Southern Mongolian or Inner Mongolian ( ) is a proposed major dialect group within the taxonomy of the Mongolian language.

Overview
It is assumed by most Inner Mongolia linguists and would be on the same level as the other three major dialect groups Khalkha, Buryat, Oirat. Southern Mongolian would consist of the dialects Chakhar, Ordos, Baarin, Khorchin, Kharchin and (possibly) Alasha that originated from Oirat. The varieties spoken in Xilin Gol which form a major dialect of their own right and are close to Khalkha are classified as belonging to Chakhar in this approach.
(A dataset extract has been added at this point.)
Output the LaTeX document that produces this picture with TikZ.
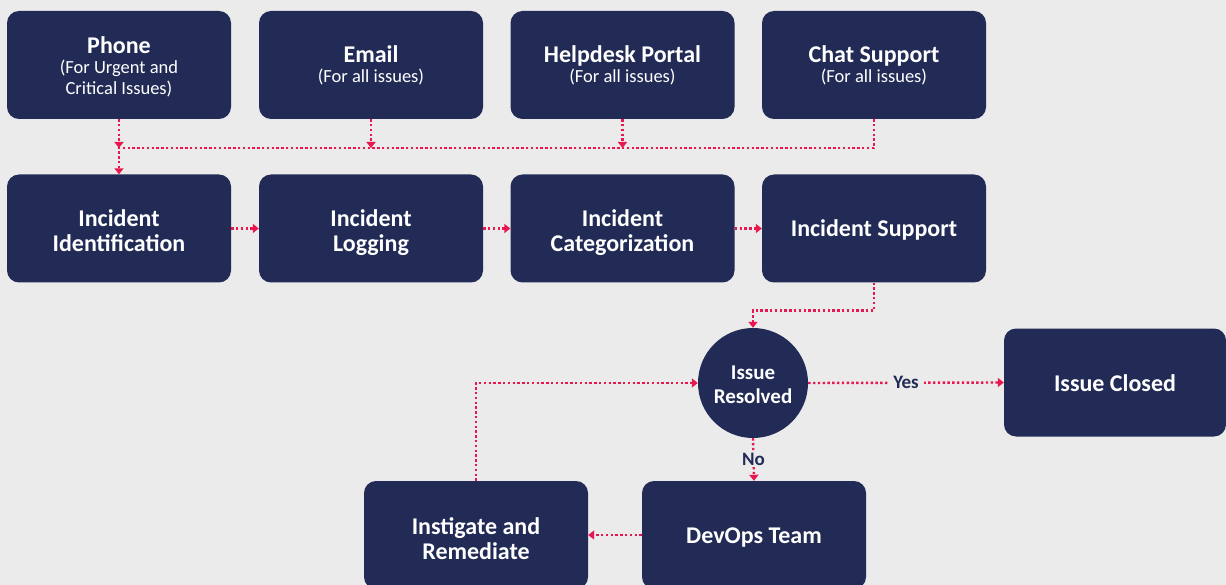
\documentclass[tikz,border=0pt]{standalone}
\usepackage{fontspec}
\setmainfont{Carlito}
\usetikzlibrary{arrows.meta}
\definecolor{navy}{HTML}{222B56}
\definecolor{paper}{HTML}{EBEBEB}
\definecolor{flow}{HTML}{E8174F}
\newcommand{\subline}{\mdseries\fontsize{18.5}{21}\selectfont}
% fixed line struts so every card centres its text the same way
\newcommand{\topgap}[1]{\rule{0pt}{#1pt}}
\newcommand{\botgap}{\rule[-5pt]{0pt}{0pt}}
\begin{document}
\begin{tikzpicture}[x=1pt,y=-1pt,
  card/.style={fill=navy, rounded corners=12pt, minimum width=224pt,
    minimum height=108pt, text=white, align=center, inner sep=0pt,
    font=\bfseries\fontsize{24}{25}\selectfont},
  decision/.style={circle, fill=navy, minimum size=110pt, inner sep=0pt,
    text=white, align=center, font=\bfseries\fontsize{21}{24}\selectfont},
  link/.style={draw=flow, line width=2.4pt, dash pattern=on 2.4pt off 2.4pt,
    -{Triangle[length=6pt,width=9pt]}},
  lab/.style={fill=paper, text=navy, inner sep=5pt,
    font=\bfseries\fontsize{19}{21}\selectfont}]
\useasboundingbox (0,0) rectangle (1226,585);
\clip (0,0) rectangle (1226,585);
\fill[paper] (0,0) rectangle (1226,585);

% intake channels
\node[card] (phone) at (119,65) {\topgap{21}Phone\\[-5pt]{\subline (For Urgent and}\\[-4pt]{\subline Critical Issues)}};
\node[card] (email) at (371,65) {Email\\[-5pt]{\subline (For all issues)}};
\node[card] (portal) at (622.5,65) {Helpdesk Portal\\[-5pt]{\subline (For all issues)}};
\node[card] (chat) at (874,65) {Chat Support\\[-5pt]{\subline (For all issues)}};

% incident pipeline
\node[card] (ident) at (119,228.5) {\topgap{26}Incident\\Identification\botgap};
\node[card] (logging) at (371,228.5) {\topgap{26}Incident\\Logging\botgap};
\node[card] (categ) at (622.5,228.5) {\topgap{26}Incident\\Categorization\botgap};
\node[card] (support) at (874,228.5) {\topgap{22}Incident Support\botgap};

% resolution loop
\node[decision] (resolved) at (753,383) {\topgap{16.5}Issue\\Resolved};
\node[card, minimum width=222pt] (closed) at (1115,382.5) {\topgap{22}Issue Closed\botgap};
\node[card] (devops) at (754,535) {\topgap{22}DevOps Team\botgap};
\node[card] (remedy) at (476,535) {\topgap{28}Instigate and\\Remediate\botgap};

\coordinate (bus) at (0,148);

% channels feed the common bus
\draw[link] (phone.south) -- (phone.south |- bus);
\draw[link] (email.south) -- (email.south |- bus);
\draw[link] (portal.south) -- (portal.south |- bus);
\draw[link] (chat.south) -- (chat.south |- bus) -- (phone.south |- bus) -- (ident.north);

% pipeline steps
\draw[link] (ident.east) -- (logging.west);
\draw[link] (logging.east) -- (categ.west);
\draw[link] (categ.east) -- (support.west);
\draw[link] (support.south) -- ++(0,28) -| (resolved.north);

% decision outcomes
\draw[link] (resolved.east) -- node[lab] {Yes} (closed.west);
\draw[link] (resolved.south) -- node[lab, inner sep=1.5pt] {No} (devops.north);
\draw[link] (devops.west) -- (remedy.east);
\draw[link] (remedy.north) -- (remedy.north |- resolved.west) -- (resolved.west);
\end{tikzpicture}
\end{document}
Because Southern Mongolian would consist of all non-Buryat Mongolian varieties spoken in Inner Mongolia, this classification has been argued against by several linguists who hold that there is a dialect continuum between Khalkha and the Southern Mongolian varieties that rather favours grouping Chakhar, Ordos and Khalkha on the one hand and Khorchin and Kharchin on the other hand, or at least that "Mongolian proper" is an immediate member of Mongolian/Mongolic. On the other hand, the argument that Southern Mongolian is distinct is based on considerations such as the following:

 Southern Mongolian is the Standard dialect of Inner Mongolia, while Khalkha is the Standard language of the Mongolian state.
 Southern Mongolians continue to use the Mongolian script, while Khalkhas have switched to Cyrillic script, which rather closely resembles the pronunciation of the Khalkha dialect.
 Southern Mongolian has been under strong influence from Chinese, while Khalkha has been under strong influence from Russian.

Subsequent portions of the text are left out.